• [Provided data]
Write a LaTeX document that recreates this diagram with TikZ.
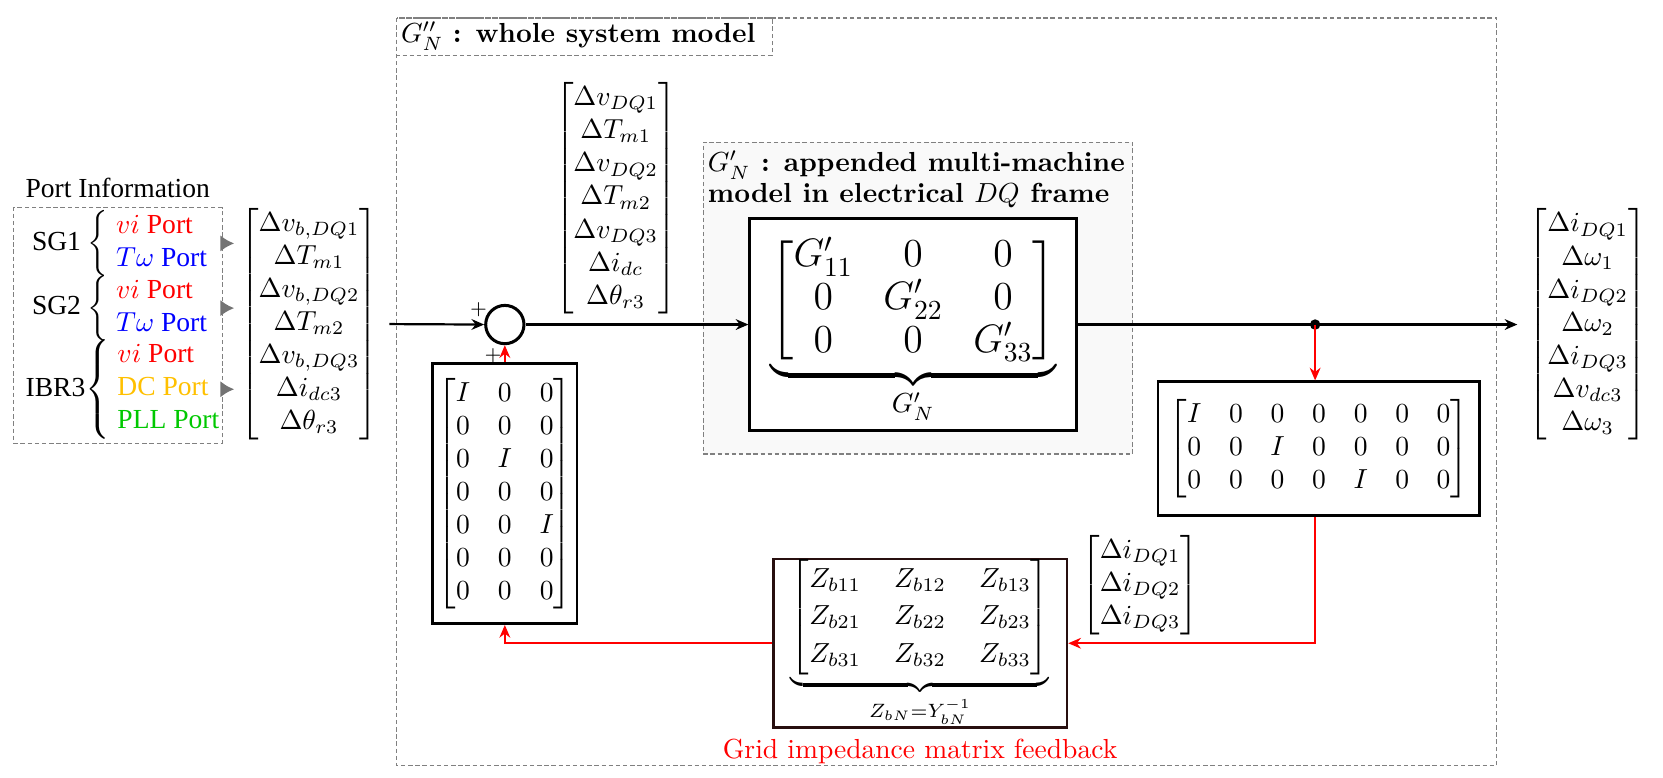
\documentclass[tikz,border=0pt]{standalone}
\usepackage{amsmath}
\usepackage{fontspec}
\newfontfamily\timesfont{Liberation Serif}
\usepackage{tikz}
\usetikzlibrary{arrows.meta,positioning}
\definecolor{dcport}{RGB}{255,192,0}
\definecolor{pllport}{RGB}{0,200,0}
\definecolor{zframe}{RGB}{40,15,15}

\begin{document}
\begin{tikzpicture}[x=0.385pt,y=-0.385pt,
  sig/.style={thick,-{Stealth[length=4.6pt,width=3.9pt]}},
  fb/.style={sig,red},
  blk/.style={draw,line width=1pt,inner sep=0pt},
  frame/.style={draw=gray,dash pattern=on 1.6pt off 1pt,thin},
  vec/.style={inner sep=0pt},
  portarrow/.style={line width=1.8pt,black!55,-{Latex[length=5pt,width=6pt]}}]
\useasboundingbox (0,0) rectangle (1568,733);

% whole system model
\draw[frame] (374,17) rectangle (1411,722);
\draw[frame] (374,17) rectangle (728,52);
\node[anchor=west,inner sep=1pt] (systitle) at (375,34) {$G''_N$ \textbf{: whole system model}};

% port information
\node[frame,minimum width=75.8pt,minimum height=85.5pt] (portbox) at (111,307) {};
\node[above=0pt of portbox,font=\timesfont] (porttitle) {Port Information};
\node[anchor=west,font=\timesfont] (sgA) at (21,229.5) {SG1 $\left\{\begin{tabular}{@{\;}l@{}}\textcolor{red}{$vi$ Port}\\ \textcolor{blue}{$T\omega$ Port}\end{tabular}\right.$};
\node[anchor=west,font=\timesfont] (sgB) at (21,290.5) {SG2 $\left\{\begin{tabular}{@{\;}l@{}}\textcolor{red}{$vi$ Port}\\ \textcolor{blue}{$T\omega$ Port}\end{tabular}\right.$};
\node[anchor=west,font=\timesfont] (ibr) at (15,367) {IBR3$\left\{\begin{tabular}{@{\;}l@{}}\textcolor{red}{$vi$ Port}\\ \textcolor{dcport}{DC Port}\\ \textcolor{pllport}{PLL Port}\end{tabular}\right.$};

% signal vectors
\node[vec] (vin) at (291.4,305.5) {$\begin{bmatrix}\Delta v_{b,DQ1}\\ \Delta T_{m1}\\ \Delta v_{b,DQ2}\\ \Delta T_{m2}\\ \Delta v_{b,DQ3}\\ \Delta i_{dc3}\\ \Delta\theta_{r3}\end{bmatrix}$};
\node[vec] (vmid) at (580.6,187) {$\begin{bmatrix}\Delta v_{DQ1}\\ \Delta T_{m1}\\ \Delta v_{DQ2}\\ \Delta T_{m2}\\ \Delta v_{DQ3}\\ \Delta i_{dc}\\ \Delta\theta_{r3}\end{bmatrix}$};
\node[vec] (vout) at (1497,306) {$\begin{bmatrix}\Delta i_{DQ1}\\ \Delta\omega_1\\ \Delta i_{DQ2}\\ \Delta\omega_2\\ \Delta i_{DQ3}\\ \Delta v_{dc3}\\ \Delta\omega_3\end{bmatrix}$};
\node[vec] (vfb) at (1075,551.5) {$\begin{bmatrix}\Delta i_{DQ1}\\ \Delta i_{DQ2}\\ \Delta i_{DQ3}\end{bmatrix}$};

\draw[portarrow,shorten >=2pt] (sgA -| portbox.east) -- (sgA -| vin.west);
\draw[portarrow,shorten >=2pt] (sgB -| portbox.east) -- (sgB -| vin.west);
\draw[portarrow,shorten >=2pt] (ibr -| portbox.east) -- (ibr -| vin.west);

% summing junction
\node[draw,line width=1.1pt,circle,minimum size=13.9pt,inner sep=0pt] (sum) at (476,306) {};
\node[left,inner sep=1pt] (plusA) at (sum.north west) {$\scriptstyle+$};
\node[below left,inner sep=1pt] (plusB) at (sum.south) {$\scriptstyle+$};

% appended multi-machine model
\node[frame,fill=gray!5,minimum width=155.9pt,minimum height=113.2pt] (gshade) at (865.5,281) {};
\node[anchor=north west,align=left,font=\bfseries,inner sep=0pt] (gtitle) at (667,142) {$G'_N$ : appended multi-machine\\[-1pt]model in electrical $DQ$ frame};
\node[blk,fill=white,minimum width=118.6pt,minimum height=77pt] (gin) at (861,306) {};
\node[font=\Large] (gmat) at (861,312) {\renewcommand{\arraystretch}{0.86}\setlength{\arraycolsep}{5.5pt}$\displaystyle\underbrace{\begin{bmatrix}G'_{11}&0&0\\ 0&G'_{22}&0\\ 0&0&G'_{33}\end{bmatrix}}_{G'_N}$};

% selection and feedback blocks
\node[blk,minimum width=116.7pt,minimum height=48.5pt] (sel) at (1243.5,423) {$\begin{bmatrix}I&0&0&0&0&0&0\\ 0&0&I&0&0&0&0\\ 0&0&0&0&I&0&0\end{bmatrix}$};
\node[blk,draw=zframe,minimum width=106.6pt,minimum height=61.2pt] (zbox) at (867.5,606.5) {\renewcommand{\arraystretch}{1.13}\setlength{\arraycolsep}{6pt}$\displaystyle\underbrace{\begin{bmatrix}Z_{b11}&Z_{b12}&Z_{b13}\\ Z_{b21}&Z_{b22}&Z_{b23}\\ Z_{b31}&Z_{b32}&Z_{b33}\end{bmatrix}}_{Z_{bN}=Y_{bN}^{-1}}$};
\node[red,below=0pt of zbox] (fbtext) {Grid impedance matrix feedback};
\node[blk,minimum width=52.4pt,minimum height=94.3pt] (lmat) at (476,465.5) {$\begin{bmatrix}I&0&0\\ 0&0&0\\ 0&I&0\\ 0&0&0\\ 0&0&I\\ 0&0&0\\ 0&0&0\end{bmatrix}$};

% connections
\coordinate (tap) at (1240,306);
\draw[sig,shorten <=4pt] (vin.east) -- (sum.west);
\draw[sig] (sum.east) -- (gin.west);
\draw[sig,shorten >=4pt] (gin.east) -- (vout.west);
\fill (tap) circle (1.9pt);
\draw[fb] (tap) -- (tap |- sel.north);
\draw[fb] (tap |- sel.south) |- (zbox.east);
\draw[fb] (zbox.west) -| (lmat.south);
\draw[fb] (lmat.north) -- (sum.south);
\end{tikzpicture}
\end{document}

• [Your goal] Please take the lines from the beginning of the data above through the line holding "(ibr) at (15,367)" and transcribe them exactly, without any pictures.

• [Task solution]
Write a LaTeX document that recreates this diagram with TikZ.
\documentclass[tikz,border=0pt]{standalone}
\usepackage{amsmath}
\usepackage{fontspec}
\newfontfamily\timesfont{Liberation Serif}
\usepackage{tikz}
\usetikzlibrary{arrows.meta,positioning}
\definecolor{dcport}{RGB}{255,192,0}
\definecolor{pllport}{RGB}{0,200,0}
\definecolor{zframe}{RGB}{40,15,15}

\begin{document}
\begin{tikzpicture}[x=0.385pt,y=-0.385pt,
  sig/.style={thick,-{Stealth[length=4.6pt,width=3.9pt]}},
  fb/.style={sig,red},
  blk/.style={draw,line width=1pt,inner sep=0pt},
  frame/.style={draw=gray,dash pattern=on 1.6pt off 1pt,thin},
  vec/.style={inner sep=0pt},
  portarrow/.style={line width=1.8pt,black!55,-{Latex[length=5pt,width=6pt]}}]
\useasboundingbox (0,0) rectangle (1568,733);

% whole system model
\draw[frame] (374,17) rectangle (1411,722);
\draw[frame] (374,17) rectangle (728,52);
\node[anchor=west,inner sep=1pt] (systitle) at (375,34) {$G''_N$ \textbf{: whole system model}};

% port information
\node[frame,minimum width=75.8pt,minimum height=85.5pt] (portbox) at (111,307) {};
\node[above=0pt of portbox,font=\timesfont] (porttitle) {Port Information};
\node[anchor=west,font=\timesfont] (sgA) at (21,229.5) {SG1 $\left\{\begin{tabular}{@{\;}l@{}}\textcolor{red}{$vi$ Port}\\ \textcolor{blue}{$T\omega$ Port}\end{tabular}\right.$};
\node[anchor=west,font=\timesfont] (sgB) at (21,290.5) {SG2 $\left\{\begin{tabular}{@{\;}l@{}}\textcolor{red}{$vi$ Port}\\ \textcolor{blue}{$T\omega$ Port}\end{tabular}\right.$};
\node[anchor=west,font=\timesfont] (ibr) at (15,367) {IBR3$\left\{\begin{tabular}{@{\;}l@{}}\textcolor{red}{$vi$ Port}\\ \textcolor{dcport}{DC Port}\\ \textcolor{pllport}{PLL Port}\end{tabular}\right.$};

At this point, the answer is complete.